After about 41⁄2 hours of this confined joy at 36,000 feet, we arrived late in Atlanta. I got to experience more joy at the Delta Air Lines counter trying to re-book a missed connection.
Yeah, nonstop is better.
One thing Lopano seems to be particularly good at — besides getting raises, I mean — is getting the message out that Tampa International has been badly underserved. That message seems to be working.
He is expanding service into Cuba. He cut deals to open nonstop flights to Zurich with Edelweiss Air, and to Panama City with Copa. The latter deal helps open the South American markets for Tampa commerce, which we know is crucial for growth.

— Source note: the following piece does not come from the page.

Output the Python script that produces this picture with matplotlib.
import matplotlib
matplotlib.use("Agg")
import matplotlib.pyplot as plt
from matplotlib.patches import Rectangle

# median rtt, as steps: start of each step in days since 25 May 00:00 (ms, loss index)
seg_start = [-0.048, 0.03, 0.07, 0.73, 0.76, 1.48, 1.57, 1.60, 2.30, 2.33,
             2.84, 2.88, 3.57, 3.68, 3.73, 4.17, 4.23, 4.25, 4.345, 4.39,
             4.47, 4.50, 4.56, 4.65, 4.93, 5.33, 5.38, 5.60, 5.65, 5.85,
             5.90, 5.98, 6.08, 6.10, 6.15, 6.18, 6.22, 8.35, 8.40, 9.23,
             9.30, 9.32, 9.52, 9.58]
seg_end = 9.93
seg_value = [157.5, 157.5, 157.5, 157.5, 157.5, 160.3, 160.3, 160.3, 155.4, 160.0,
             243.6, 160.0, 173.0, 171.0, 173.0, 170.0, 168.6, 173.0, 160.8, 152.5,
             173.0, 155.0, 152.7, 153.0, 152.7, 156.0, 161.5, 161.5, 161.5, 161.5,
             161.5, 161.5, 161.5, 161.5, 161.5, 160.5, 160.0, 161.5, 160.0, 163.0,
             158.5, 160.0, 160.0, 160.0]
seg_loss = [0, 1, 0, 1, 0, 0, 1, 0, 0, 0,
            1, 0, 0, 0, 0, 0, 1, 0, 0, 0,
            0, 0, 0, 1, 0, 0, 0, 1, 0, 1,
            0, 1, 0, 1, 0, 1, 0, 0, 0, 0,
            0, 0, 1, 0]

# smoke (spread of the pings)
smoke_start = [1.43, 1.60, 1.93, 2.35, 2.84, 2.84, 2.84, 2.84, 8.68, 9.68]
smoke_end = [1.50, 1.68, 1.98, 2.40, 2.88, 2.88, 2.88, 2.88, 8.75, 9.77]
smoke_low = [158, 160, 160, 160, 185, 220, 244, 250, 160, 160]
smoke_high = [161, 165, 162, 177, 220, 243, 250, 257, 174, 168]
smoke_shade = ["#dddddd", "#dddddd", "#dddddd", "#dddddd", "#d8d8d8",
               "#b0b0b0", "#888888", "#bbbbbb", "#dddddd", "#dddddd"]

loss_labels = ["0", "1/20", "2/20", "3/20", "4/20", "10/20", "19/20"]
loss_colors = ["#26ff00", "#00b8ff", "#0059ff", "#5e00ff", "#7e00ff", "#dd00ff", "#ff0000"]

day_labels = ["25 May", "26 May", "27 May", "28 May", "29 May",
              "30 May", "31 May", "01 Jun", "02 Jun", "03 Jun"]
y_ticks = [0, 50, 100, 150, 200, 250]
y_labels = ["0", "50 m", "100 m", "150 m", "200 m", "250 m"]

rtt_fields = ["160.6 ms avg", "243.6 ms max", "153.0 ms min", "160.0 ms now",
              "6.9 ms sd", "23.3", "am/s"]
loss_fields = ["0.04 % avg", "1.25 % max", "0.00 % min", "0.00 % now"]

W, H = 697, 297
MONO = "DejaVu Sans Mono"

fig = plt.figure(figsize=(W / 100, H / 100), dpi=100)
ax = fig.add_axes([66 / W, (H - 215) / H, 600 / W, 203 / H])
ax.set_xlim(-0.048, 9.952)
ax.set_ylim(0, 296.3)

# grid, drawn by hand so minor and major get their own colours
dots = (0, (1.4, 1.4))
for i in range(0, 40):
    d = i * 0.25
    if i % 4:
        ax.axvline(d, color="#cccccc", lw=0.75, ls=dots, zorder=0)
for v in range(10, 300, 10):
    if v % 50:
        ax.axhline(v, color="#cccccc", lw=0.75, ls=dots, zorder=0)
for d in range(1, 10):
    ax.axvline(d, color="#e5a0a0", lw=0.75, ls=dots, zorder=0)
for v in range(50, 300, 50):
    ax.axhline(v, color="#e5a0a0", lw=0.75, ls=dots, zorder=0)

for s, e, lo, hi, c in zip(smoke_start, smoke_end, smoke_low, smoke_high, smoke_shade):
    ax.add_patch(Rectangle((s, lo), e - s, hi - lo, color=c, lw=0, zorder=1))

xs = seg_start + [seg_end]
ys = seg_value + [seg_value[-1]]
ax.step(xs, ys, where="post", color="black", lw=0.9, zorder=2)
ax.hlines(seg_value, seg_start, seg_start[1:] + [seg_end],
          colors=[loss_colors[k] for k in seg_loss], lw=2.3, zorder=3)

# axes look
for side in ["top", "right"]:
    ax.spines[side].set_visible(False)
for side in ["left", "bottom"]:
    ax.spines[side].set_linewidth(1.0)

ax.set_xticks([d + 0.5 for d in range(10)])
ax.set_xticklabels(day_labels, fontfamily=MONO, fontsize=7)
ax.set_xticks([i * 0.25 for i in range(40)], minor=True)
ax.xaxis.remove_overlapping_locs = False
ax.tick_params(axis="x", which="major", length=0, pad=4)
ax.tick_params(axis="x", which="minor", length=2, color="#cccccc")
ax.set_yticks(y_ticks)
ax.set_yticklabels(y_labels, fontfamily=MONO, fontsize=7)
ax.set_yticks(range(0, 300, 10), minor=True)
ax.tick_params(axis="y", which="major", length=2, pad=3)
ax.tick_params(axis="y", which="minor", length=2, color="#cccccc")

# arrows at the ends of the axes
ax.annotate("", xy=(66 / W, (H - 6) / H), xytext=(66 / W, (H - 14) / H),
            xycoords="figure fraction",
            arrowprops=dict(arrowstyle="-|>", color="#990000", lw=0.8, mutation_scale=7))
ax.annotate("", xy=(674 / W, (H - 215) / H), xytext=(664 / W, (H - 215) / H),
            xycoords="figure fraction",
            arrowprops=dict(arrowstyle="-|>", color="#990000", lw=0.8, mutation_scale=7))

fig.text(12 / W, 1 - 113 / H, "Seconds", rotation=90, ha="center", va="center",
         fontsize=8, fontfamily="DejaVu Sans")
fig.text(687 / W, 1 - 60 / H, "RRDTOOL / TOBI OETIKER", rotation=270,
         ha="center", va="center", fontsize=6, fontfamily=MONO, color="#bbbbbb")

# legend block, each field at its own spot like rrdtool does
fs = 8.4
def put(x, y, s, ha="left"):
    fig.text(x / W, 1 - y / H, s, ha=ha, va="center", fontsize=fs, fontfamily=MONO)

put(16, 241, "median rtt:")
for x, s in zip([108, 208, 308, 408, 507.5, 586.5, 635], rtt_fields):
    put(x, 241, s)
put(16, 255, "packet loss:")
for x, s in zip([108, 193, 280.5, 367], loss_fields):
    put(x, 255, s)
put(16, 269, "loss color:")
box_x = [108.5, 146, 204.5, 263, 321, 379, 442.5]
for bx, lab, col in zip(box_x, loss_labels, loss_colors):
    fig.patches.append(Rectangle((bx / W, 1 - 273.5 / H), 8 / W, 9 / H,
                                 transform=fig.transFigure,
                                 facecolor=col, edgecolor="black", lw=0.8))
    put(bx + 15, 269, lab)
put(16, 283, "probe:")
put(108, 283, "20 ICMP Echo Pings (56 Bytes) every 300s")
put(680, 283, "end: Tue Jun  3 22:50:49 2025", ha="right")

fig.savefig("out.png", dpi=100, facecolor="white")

Getting to the West Coast more conveniently is just as important, though. Airport officials say more than 320 people fly between here and Seattle every day (and I think all of them were on my redeye that night), and they go for a variety of reasons. Some go on business, some take in the sights, and some might now use Seattle as a way station to get to Alaska.
The next phase is adding nonstops to places like San Francisco and San Diego, and every little bit helps. For business people particularly, being able to get where they want to go without wasting time on connections is vital, or did you miss how icy things were Wednesday in Atlanta?
For a city that wants to do business and finds itself competing with Orlando, Miami and now increasingly aggressive Fort Lauderdale for these types of flights, this isn’t just a small victory.
Travelers may still have to put up with 300-pound guys and all the other inconveniences of air travel today, but any long trip where you don’t have to stop in Atlanta is a good one.